Short problem: Starting at the first line of the listing below, retype each line up to and including the one that contains "return (H - B - (p - OFF)) / ph". Leave pictures out.

>>

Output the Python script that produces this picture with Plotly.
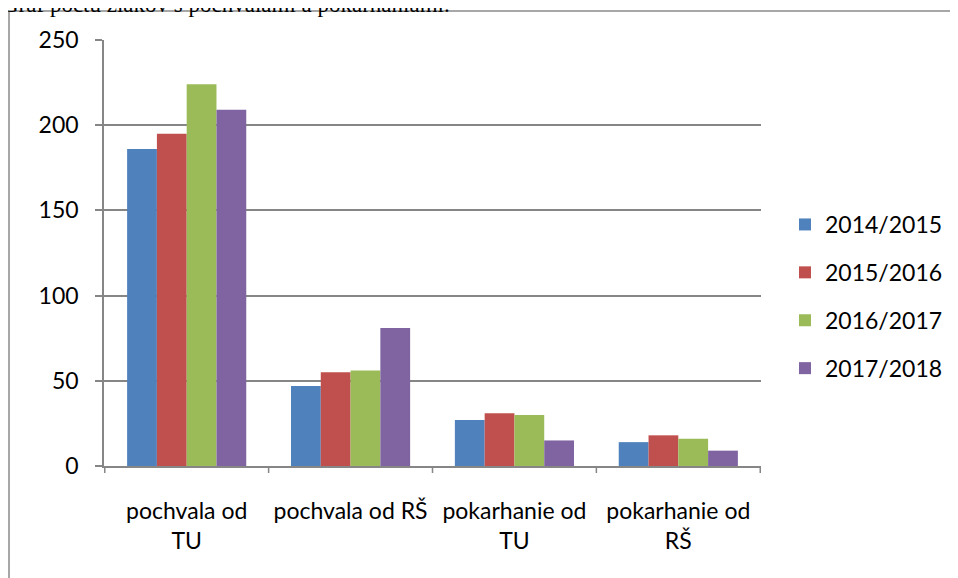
import plotly.graph_objects as go

categories = ["pochvala od<br>TU", "pochvala od RŠ", "pokarhanie od<br>TU", "pokarhanie od<br>RŠ"]
series_names = ["2014/2015", "2015/2016", "2016/2017", "2017/2018"]
v_2014 = [186, 47, 27, 14]
v_2015 = [195, 55, 31, 18]
v_2016 = [224, 56, 30, 16]
v_2017 = [209, 81, 15, 9]
colors = ["#4F81BD", "#C0504D", "#9BBB59", "#8064A2"]
y_ticks = [0, 50, 100, 150, 200, 250]
title_text = "Graf počtu žiakov s pochvalami a pokarhaniami."

values = [v_2014, v_2015, v_2016, v_2017]
FONT = "Lato, Carlito, Calibri, sans-serif"

fig = go.Figure()
for name, vals, col in zip(series_names, values, colors):
    fig.add_trace(go.Bar(
        x=categories, y=vals, name=name, legendgroup=name,
        marker=dict(color=col, line=dict(width=0)),
    ))

OFF = 8  # page body offset
W, H = 958, 578
# target screen positions of plot area
SL, SR, ST, SB = 104, 761, 40, 466
L, T = SL - OFF, ST - OFF
R = W - (SR - OFF)
B = H - (SB - OFF)
pw, ph = W - L - R, H - T - B

def px_x(p):
    return (p - OFF - L) / pw

def px_y(p):
    return (H - B - (p - OFF)) / ph

fig.update_layout(
    width=W, height=H,
    margin=dict(l=L, r=R, t=T, b=B, pad=0),
    paper_bgcolor="white", plot_bgcolor="white",
    barmode="group", bargap=0.273, bargroupgap=0,
    font=dict(family=FONT, size=23, color="#000000"),
    showlegend=True,
    legend=dict(
        x=px_x(785), y=px_y(203), xanchor="left", yanchor="top",
        traceorder="grouped", tracegroupgap=15,
        font=dict(family=FONT, size=23, color="#000000"),
        itemwidth=30, bgcolor="rgba(0,0,0,0)",
    ),
    xaxis=dict(
        showline=True, linecolor="#868686", linewidth=1.5,
        ticks="outside", ticklen=0, showgrid=False,
        tickfont=dict(family=FONT, size=23),
        fixedrange=True,
    ),
    yaxis=dict(
        range=[0, 250], tickvals=y_ticks,
        showgrid=True, gridcolor="#868686", gridwidth=1.5,
        showline=True, linecolor="#868686", linewidth=1.5,
        ticks="outside", ticklen=7, tickcolor="#868686", tickwidth=1.5,
        tickfont=dict(family=FONT, size=23),
        ticklabelstandoff=12, zeroline=False,
    ),
    shapes=[
        dict(type="rect", xref="paper", yref="paper",
             x0=px_x(9), x1=px_x(1100), y0=px_y(700), y1=px_y(11),
             line=dict(color="#8a8a8a", width=1.5), fillcolor="rgba(0,0,0,0)", layer="below"),
    ] + [
        dict(type="line", xref="x", yref="paper",
             x0=i - 0.5, x1=i - 0.5, y0=0, y1=px_y(SB + 7),
             line=dict(color="#868686", width=1.5))
        for i in range(len(categories) + 1)
    ],
    annotations=[
        dict(text=title_text, xref="paper", yref="paper",
             x=px_x(0), y=px_y(6), xanchor="left", yanchor="bottom",
             yshift=-13, showarrow=False,
             font=dict(family="Liberation Serif, Times New Roman, serif", size=23, color="#000000")),
    ],
)
fig.update_xaxes(ticklabelstandoff=24)

fig.write_html("out.html")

<<

Solution below:
Output the Python script that produces this picture with Plotly.
import plotly.graph_objects as go

categories = ["pochvala od<br>TU", "pochvala od RŠ", "pokarhanie od<br>TU", "pokarhanie od<br>RŠ"]
series_names = ["2014/2015", "2015/2016", "2016/2017", "2017/2018"]
v_2014 = [186, 47, 27, 14]
v_2015 = [195, 55, 31, 18]
v_2016 = [224, 56, 30, 16]
v_2017 = [209, 81, 15, 9]
colors = ["#4F81BD", "#C0504D", "#9BBB59", "#8064A2"]
y_ticks = [0, 50, 100, 150, 200, 250]
title_text = "Graf počtu žiakov s pochvalami a pokarhaniami."

values = [v_2014, v_2015, v_2016, v_2017]
FONT = "Lato, Carlito, Calibri, sans-serif"

fig = go.Figure()
for name, vals, col in zip(series_names, values, colors):
    fig.add_trace(go.Bar(
        x=categories, y=vals, name=name, legendgroup=name,
        marker=dict(color=col, line=dict(width=0)),
    ))

OFF = 8  # page body offset
W, H = 958, 578
# target screen positions of plot area
SL, SR, ST, SB = 104, 761, 40, 466
L, T = SL - OFF, ST - OFF
R = W - (SR - OFF)
B = H - (SB - OFF)
pw, ph = W - L - R, H - T - B

def px_x(p):
    return (p - OFF - L) / pw

def px_y(p):
    return (H - B - (p - OFF)) / ph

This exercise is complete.